Bruce MacEwan found some interesting Drucker quotes in the pages of the Wall Street Journal's feature on the legacy of Drucker, Drucker on Feeding Problems & Starving Opportunities:
Can you stand another dose of Peter Drucker? I just about always can, and in The Wall Street Journal's feature, the legacy of Drucker (in his own words), they feature this gem dating from its pages in 1993: "The Five Deadly Sins of Management." (The highlighting in the article is mine.) To wit:
- Pursuing maximum profits by premium pricing: This was almost the downfall of Xerox, and of GM (more than once)
- Pricing a new product at "what the market will bear"—rather than at a more modest price designed to maximize the size of the market and erect a barrier to rapid entry by competitors. This "creates risk-free opportunity for the competition," and is how the unnamed US company that invented the fax machine bumbled, letting the Japanese price their machines 40% lower and capture, in very short order, 99.9% of the market.
These two items, in particular, seem to go against the grain of recent Theory of Constraints efforts in Viable Vision projects. In Viable Vision, companies are encouraged to offer premium pricing in addition to standard pricing for the same products.
However, standard prices are charged when the customer needs standard service levels (usually lead time), and premium prices are charged when the customer needs faster-than-normal lead times. Viable Vision also requires that companies get to 100% on-time delivery before they consider offering premium pricing at premium lead times.
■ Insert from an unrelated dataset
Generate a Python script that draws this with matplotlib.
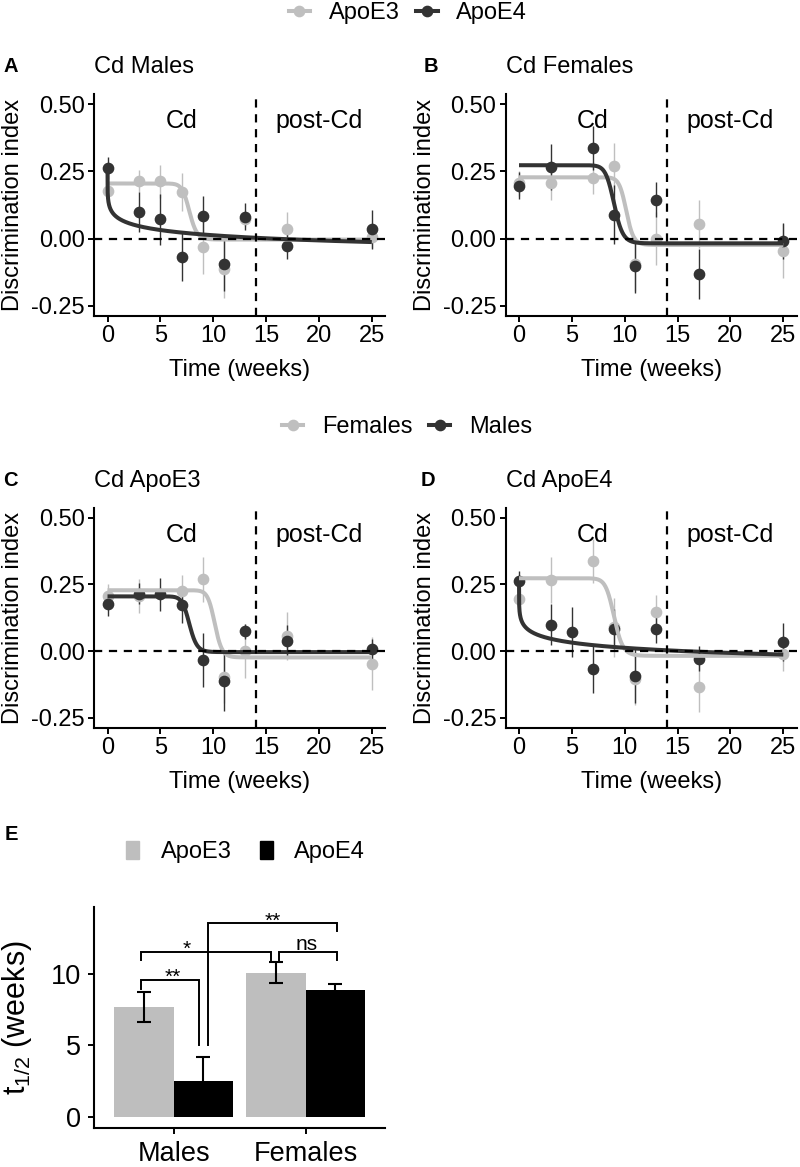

This gets at one of the areas where Viable Vision (and TOC) is very strong. Move the market away from thinking about cost as the only factor. Cost is the only factor when service and reliability are terrible. But when service and reliability improve such that there is value in being able to get products in 1/4 the time it normally takes -- then the company should be able to get a premium because the product includes remarkably better service.